On Fri, May 01, 2015 at 08:18:56PM +0000, Simmons, James A. wrote:
>> >From: Julia Lawall <Julia.Lawall(a)lip6.fr>
>> >
>> >Replace OBD_ALLOC, OBD_ALLOC_WAIT, OBD_ALLOC_PTR, and OBD_ALLOC_PTR_WAIT by
>> >kalloc/kcalloc, and OBD_FREE and OBD_FREE_PTR by kfree.
>>
>> Nak: James Simmons <jsimmons(a)infradead.org>
>>
>> A simple replace will not work. The OBD_ALLOC and OBD_FREE functions allocate
memory
>> anywhere from one page to 4MB in size. You can't use kmalloc for the 4MB
allocations.
>> Currently lustre uses a 4 page water mark to determine if we allocate using
vmalloc. Even
>> using kmalloc for 4 pages has shown high failure rates on some systems. It gets
even more
>> messy with 64K page systems like ppc64 boxes. Now I'm not suggesting to port
the larger
>> allocations to vmalloc either since issues have been founded with using vmalloc.
For example
>> when using large stripe count files the MDS rpc generated crosses the 4 page
line and vmalloc
>> is used. Using vmalloc caused a global spinlock to be taken which causes meta
data operations
>> to serialized on the MDS servers.
>
>It's not the LARGE functions that do the switching? For example OBD_ALLOC
>ends up at __OBD_MALLOC_VERBOSE, which as far as I can see calls kmalloc
>(with __GFP_ZERO, and hance the use of kzalloc).

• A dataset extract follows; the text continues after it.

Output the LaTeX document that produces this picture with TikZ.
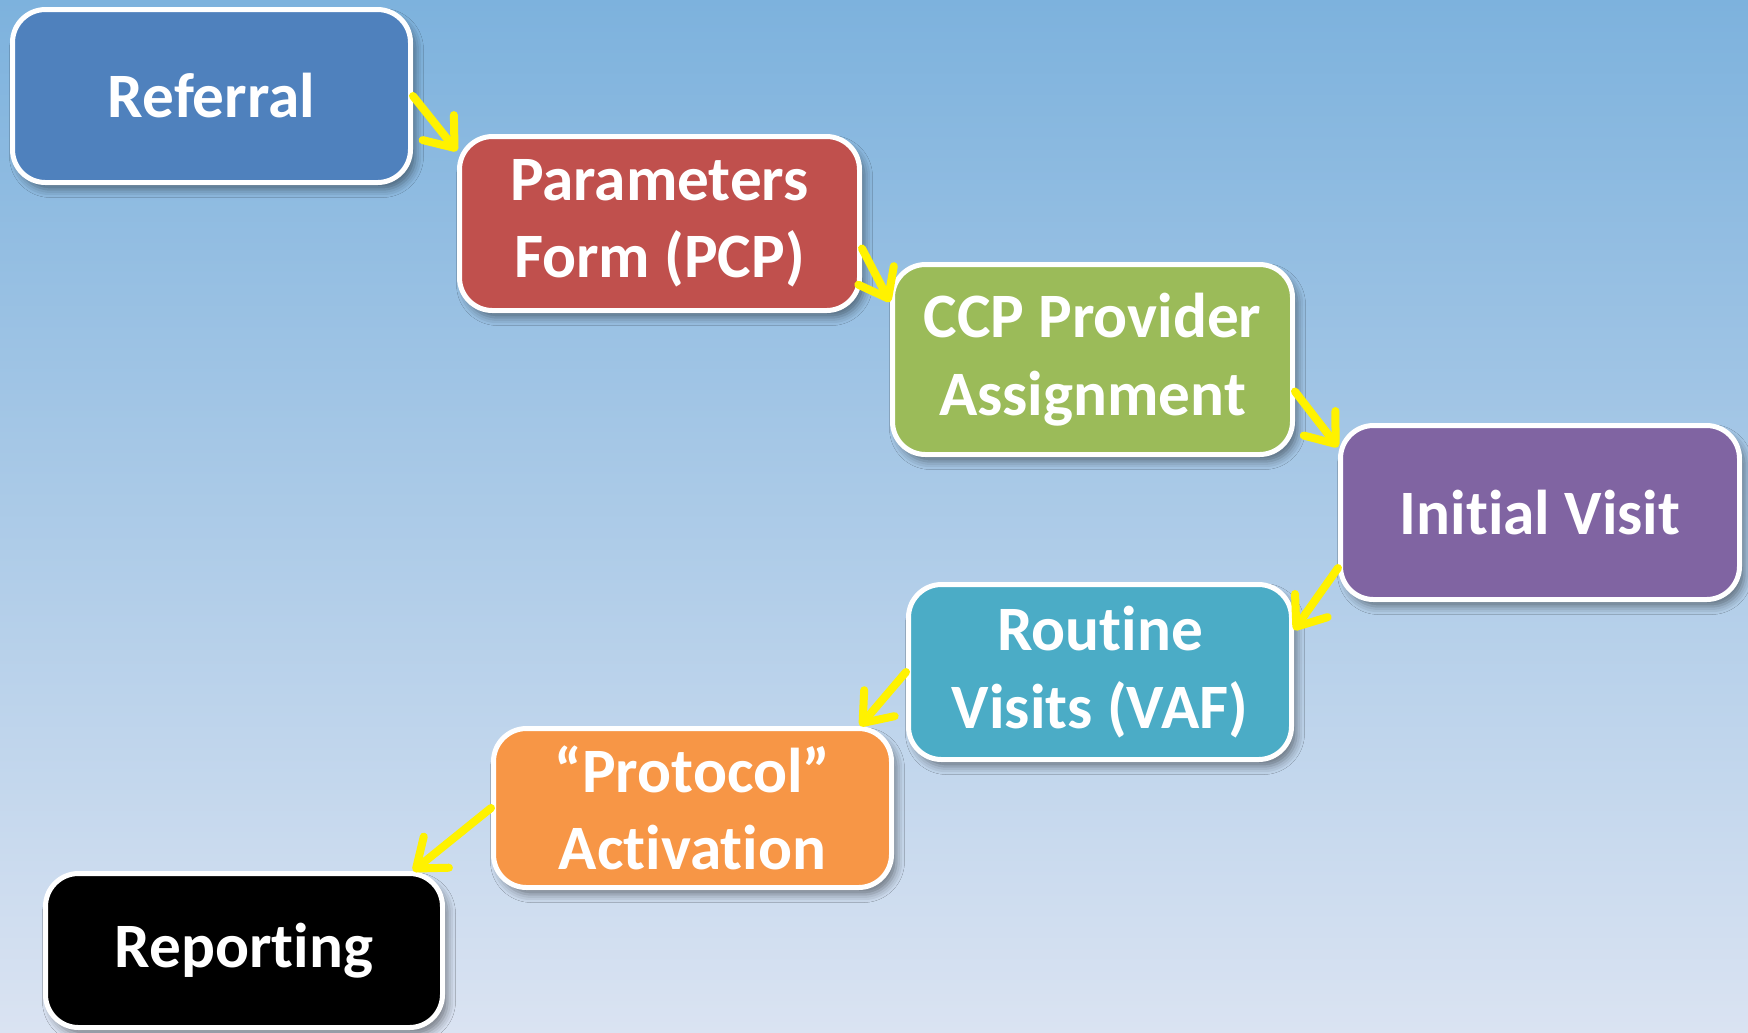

Yes the LARGE functions do the switching. I was expecting also patches to remove the
OBD_ALLOC_LARGE functions as well which is not the case here. I do have one question
still. The
macro __OBD_MALLOC_VERBOSE allowed the ability to simulate memory allocation failures at
a certain percentage rate. Does something exist in the kernel to duplicate that
functionality?
Yes, no need for lustre to duplicate yet-another-thing the kernel
already provides :)